AIDSVu is an interactive online mapping tool that visualizes the impact of the HIV epidemic on communities across the United States to increase disease awareness and promote data-driven public health decision-making. AIDSVu is presented by Emory University’s Rollins School of Public Health in partnership with Gilead Sciences, Inc. and the Center for AIDS Research at Emory University (CFAR). The site utilizes data from the Centers for Disease Control and Prevention (CDC), local health departments, and other high-quality sources to allow users to explore the HIV epidemic at the state-, county-, and ZIP Code-levels. The map visualizes HIV-related data by race/ethnicity, sex, age, and transmission category, and shows how HIV is related to various social determinants of health, such as high school education, poverty, and housing.

AIDSVu allows users to locate services for HIV prevention, testing, and care, and also includes NIH-funded HIV prevention, vaccine, and treatment trial locations. In addition, for the nine states in the Deep South, users can locate services for stigma reduction, overdose prevention/reversal, harm reduction, and trauma-informed care. The site also has data pages with profiles for approximately 50 U.S. cities, 48 counties with the highest burden of new HIV diagnoses that are prioritized for Phase 1 of Ending the HIV Epidemic: A Plan for America initiative, 50 states, DC, Puerto Rico, 4 regions, and the nation, offering easy-to-understand, printable snapshots that summarize the impact of HIV and other sexually transmitted diseases.

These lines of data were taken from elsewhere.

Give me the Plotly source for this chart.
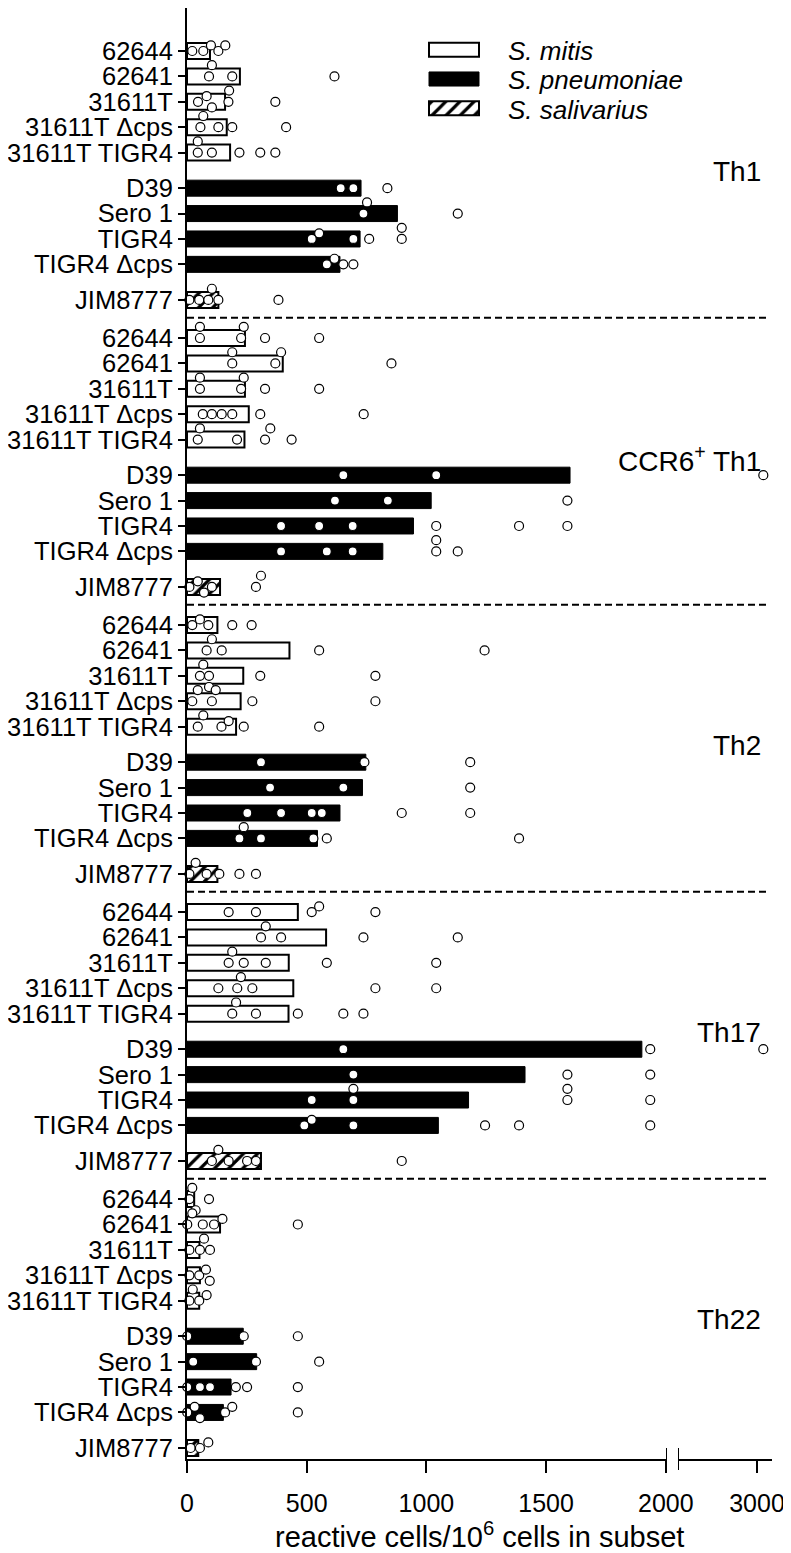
import plotly.graph_objects as go

# ---------------- data ----------------
strains = ["62644", "62641", "31611T", "31611T Δcps", "31611T TIGR4",
           "D39", "Sero 1", "TIGR4", "TIGR4 Δcps", "JIM8777"]
strain_species = ["S. mitis"] * 5 + ["S. pneumoniae"] * 4 + ["S. salivarius"]
subsets = ["Th1", "CCR6<sup>+</sup> Th1", "Th2", "Th17", "Th22"]

th1_bars = [96, 221, 159, 166, 180, 727, 879, 723, 639, 131]
ccr6_bars = [242, 400, 242, 258, 240, 1600, 1020, 946, 818, 138]
th2_bars = [127, 428, 235, 224, 205, 747, 733, 639, 545, 127]
th17_bars = [463, 581, 425, 444, 424, 1900, 1412, 1176, 1050, 309]
th22_bars = [30, 138, 52, 54, 51, 235, 291, 184, 152, 47]

th1_dots = [
    [22, 68, 100, 131, 160],
    [92, 104, 189, 616],
    [46, 82, 104, 173, 176, 369],
    [56, 68, 131, 189, 414],
    [45, 45, 104, 219, 306, 369],
    [642, 695, 837],
    [737, 752, 1131],
    [521, 552, 695, 761, 897, 897],
    [584, 616, 653, 695],
    [10, 51, 89, 104, 131, 382],
]
ccr6_dots = [
    [54, 54, 226, 237, 326, 552],
    [189, 189, 369, 393, 854],
    [54, 54, 226, 237, 326, 552],
    [66, 104, 145, 189, 306, 738],
    [45, 54, 209, 326, 348, 437],
    [653, 1041, 3080],
    [618, 839, 1589],
    [393, 552, 692, 1041, 1387, 1589],
    [393, 584, 692, 1041, 1041, 1131],
    [10, 45, 71, 104, 288, 309],
]
th2_dots = [
    [22, 54, 89, 189, 270],
    [82, 104, 145, 552, 1243],
    [54, 68, 92, 92, 306, 787],
    [22, 45, 104, 120, 273, 787],
    [45, 68, 144, 174, 237, 552],
    [309, 741, 1183],
    [347, 653, 1183],
    [252, 393, 521, 563, 897, 1183],
    [219, 237, 309, 528, 584, 1387],
    [10, 36, 82, 135, 219, 288],
]
th17_dots = [
    [174, 288, 521, 552, 787],
    [309, 329, 393, 737, 1131],
    [174, 189, 237, 329, 584, 1041],
    [131, 210, 225, 273, 787, 1041],
    [189, 205, 288, 463, 653, 737],
    [653, 1935, 3080],
    [695, 1589, 1935],
    [521, 695, 695, 1589, 1589, 1935],
    [490, 521, 695, 1245, 1387, 1935],
    [104, 131, 174, 251, 288, 897],
]
th22_dots = [
    [10, 22, 36, 92],
    [1, 22, 66, 113, 148, 463],
    [10, 54, 71, 96],
    [10, 51, 79, 95],
    [10, 24, 51, 82],
    [1, 237, 463],
    [26, 288, 552],
    [1, 54, 96, 204, 251, 463],
    [1, 32, 54, 159, 189, 463],
    [15, 54, 89],
]

x_ticks_left = [0, 500, 1000, 1500, 2000]
x_ticks_right = [3000]
x_title = "reactive cells/10<sup>6</sup> cells in subset"

all_bars = [th1_bars, ccr6_bars, th2_bars, th17_bars, th22_bars]
all_dots = [th1_dots, ccr6_dots, th2_dots, th17_dots, th22_dots]

# ---------------- layout constants ----------------
FONT = "Liberation Sans, Arial, sans-serif"
ROW_OFFSETS = [0, 1, 2, 3, 4, 5.4, 6.4, 7.4, 8.4, 9.8]
PANEL_STEP = 11.3
BAR_W = 0.63
LEFT_MAX = 2005
RIGHT_RANGE = [2000, 3190]
PX_PER_VAL = 480 / LEFT_MAX
PX_PER_ROW = 25.4
FIRST_ROW_PX = 51
DOT_D = 9


def row_pos(p, i):
    return p * PANEL_STEP + ROW_OFFSETS[i]


def swarm(vals):
    order = sorted(range(len(vals)), key=lambda k: vals[k])
    placed = []
    offs = [0.0] * len(vals)
    for k in order:
        v = vals[k]
        xp = v * PX_PER_VAL if v <= LEFT_MAX else 100000 + v
        chosen = 0.0
        for o in [0.0, -0.22, 0.22, -0.44, 0.44]:
            if all((xp - px) ** 2 + ((o - po) * PX_PER_ROW) ** 2 >= (DOT_D - 0.3) ** 2
                   for px, po in placed):
                chosen = o
                break
        placed.append((xp, chosen))
        offs[k] = chosen
    return offs


fig = go.Figure()

species_style = {
    "S. mitis": dict(color="white", line=dict(color="black", width=2)),
    "S. pneumoniae": dict(color="black", line=dict(color="black", width=1)),
    "S. salivarius": dict(color="white", line=dict(color="black", width=2),
                          pattern=dict(shape="/", fgcolor="black", bgcolor="white",
                                       size=10, solidity=0.32)),
}

# bars
for sp in ["S. mitis", "S. pneumoniae", "S. salivarius"]:
    xs, ys = [], []
    for p, bars in enumerate(all_bars):
        for i, v in enumerate(bars):
            if strain_species[i] == sp:
                xs.append(v)
                ys.append(row_pos(p, i))
    fig.add_trace(go.Bar(x=xs, y=ys, orientation="h", width=BAR_W,
                         marker=species_style[sp], xaxis="x", yaxis="y",
                         showlegend=False, hoverinfo="skip"))

# dots
lx, ly, rx, ry = [], [], [], []
for p, dots in enumerate(all_dots):
    for i, vals in enumerate(dots):
        offs = swarm(vals)
        for v, o in zip(vals, offs):
            y = row_pos(p, i) + o
            if v <= LEFT_MAX:
                lx.append(v); ly.append(y)
            else:
                rx.append(v); ry.append(y)

dot_marker = dict(symbol="circle", size=DOT_D, color="white",
                  line=dict(color="black", width=1.2))
fig.add_trace(go.Scatter(x=lx, y=ly, mode="markers", marker=dot_marker,
                         xaxis="x", yaxis="y", cliponaxis=False, showlegend=False))
fig.add_trace(go.Scatter(x=rx, y=ry, mode="markers", marker=dot_marker,
                         xaxis="x2", yaxis="y", cliponaxis=False, showlegend=False))

# legend glyphs drawn as bars in a small axis
leg_names = ["S. mitis", "S. pneumoniae", "S. salivarius"]
for k, sp in enumerate(leg_names):
    fig.add_trace(go.Bar(x=[1], y=[k], orientation="h", width=0.48,
                         marker=species_style[sp], xaxis="x3", yaxis="y3",
                         showlegend=False, hoverinfo="skip"))

# ---------------- layout ----------------
PAGE = 8                      # browser body margin around the plot div
W, H = 791 - PAGE, 1553 - PAGE
PLOT_L, PLOT_R, PLOT_T, PLOT_B = 187, 772, 8, 1459   # screen px of plot area
ML = PLOT_L - PAGE
MR = W - (PLOT_R - PAGE)
MT = PLOT_T - PAGE
MB = H - (PLOT_B - PAGE)
PW = PLOT_R - PLOT_L
PH = PLOT_B - PLOT_T


def px2paper_x(sx):
    return (sx - PLOT_L) / PW


def py2paper_y(sy):
    return (PLOT_B - sy) / PH


axis_common = dict(showline=True, linecolor="black", linewidth=2, ticks="outside",
                   ticklen=12, tickwidth=2, tickcolor="black", showgrid=False,
                   zeroline=False, tickfont=dict(family=FONT, size=25, color="black"),
                   ticklabelstandoff=9, automargin=False)

tickvals_y = [row_pos(p, i) for p in range(len(subsets)) for i in range(len(strains))]
ticktext_y = [s for _ in subsets for s in strains]

y_top = (PLOT_T - FIRST_ROW_PX) / PX_PER_ROW
y_bot = (PLOT_B - FIRST_ROW_PX) / PX_PER_ROW

fig.update_layout(
    template=None,
    width=W, height=H, margin=dict(l=ML, r=MR, t=MT, b=MB, pad=0, autoexpand=False),
    plot_bgcolor="white", paper_bgcolor="white", barmode="overlay",
    showlegend=False,
    font=dict(family=FONT, color="black"),
    xaxis=dict(domain=[0, px2paper_x(667)], range=[0, LEFT_MAX],
               tickvals=x_ticks_left, anchor="y", **axis_common),
    xaxis2=dict(domain=[px2paper_x(678), 1], range=RIGHT_RANGE,
                tickvals=x_ticks_right, anchor="y", **axis_common),
    yaxis=dict(range=[y_bot, y_top], tickvals=tickvals_y, ticktext=ticktext_y,
               showline=True, linecolor="black", linewidth=2, ticks="outside",
               ticklen=7, tickwidth=2, tickcolor="black", showgrid=False,
               zeroline=False, tickfont=dict(family=FONT, size=25.5, color="black"),
               anchor="x", automargin=False),
    xaxis3=dict(domain=[px2paper_x(427.5), px2paper_x(480.5)], range=[-0.03, 1.03],
                visible=False, anchor="y3", automargin=False),
    yaxis3=dict(domain=[py2paper_y(123), py2paper_y(35)], range=[2.5, -0.5],
                visible=False, anchor="x3", automargin=False),
)

shapes = []
# dashed separators
for p in range(len(subsets) - 1):
    yv = row_pos(p, 9) + 0.7
    shapes.append(dict(type="line", xref="paper", yref="y", x0=0, x1=px2paper_x(769),
                       y0=yv, y1=yv, line=dict(color="black", width=2, dash="7px,4px")))
# axis break marks
shapes.append(dict(type="line", xref="x", yref="paper", x0=LEFT_MAX, x1=LEFT_MAX,
                   y0=py2paper_y(1470), y1=py2paper_y(1448),
                   line=dict(color="black", width=2)))
shapes.append(dict(type="line", xref="x2", yref="paper", x0=RIGHT_RANGE[0], x1=RIGHT_RANGE[0],
                   y0=py2paper_y(1470), y1=py2paper_y(1448),
                   line=dict(color="black", width=2)))
fig.update_layout(shapes=shapes)

ann = []
for p, name in enumerate(subsets):
    ann.append(dict(text=name, xref="paper", yref="y", x=px2paper_x(763),
                    y=p * PANEL_STEP + 4.75, xanchor="right", yanchor="middle",
                    showarrow=False, font=dict(family=FONT, size=28, color="black")))
for k, (sp, sy) in enumerate(zip(leg_names, [51, 80, 110])):
    ann.append(dict(text="<i>" + sp + "</i>", xref="paper", yref="paper",
                    x=px2paper_x(506), y=py2paper_y(sy), xanchor="left", yanchor="middle",
                    showarrow=False, font=dict(family=FONT, size=26, color="black")))
ann.append(dict(text=x_title, xref="paper", yref="paper", x=0.5, y=py2paper_y(1535),
                xanchor="center", yanchor="middle", showarrow=False,
                font=dict(family=FONT, size=29, color="black")))
fig.update_layout(annotations=ann)

fig.write_html("out.html")
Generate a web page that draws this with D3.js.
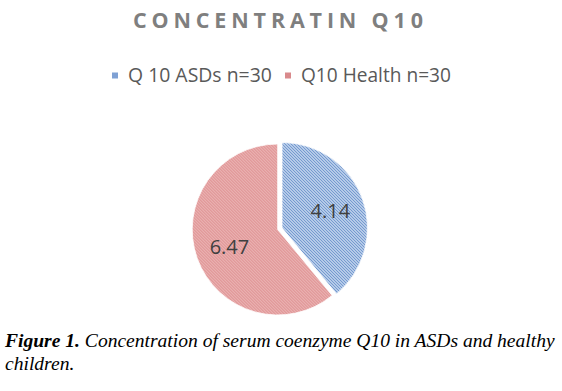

Now in its 15th year, AIDSVu continues to expand the data, maps, and tools available on its main website, as well as on Powered by AIDSVu projects that visualize public health data. In 2015, the inaugural Powered By AIDSVu project, HIVContinuum.org, was released as a proof of concept to map outcomes across five stages of the HIV care continuum. AIDSVu has now expanded on this model to map more than 40 states and Washington, DC at the state-level, as well as over 35 cities at ZIP Code-level across the U.S. In 2017, the second Powered By AIDSVu project, HepVu.org, was established to visualize the first standardized state-level estimates of Hepatitis C prevalence across the U.S.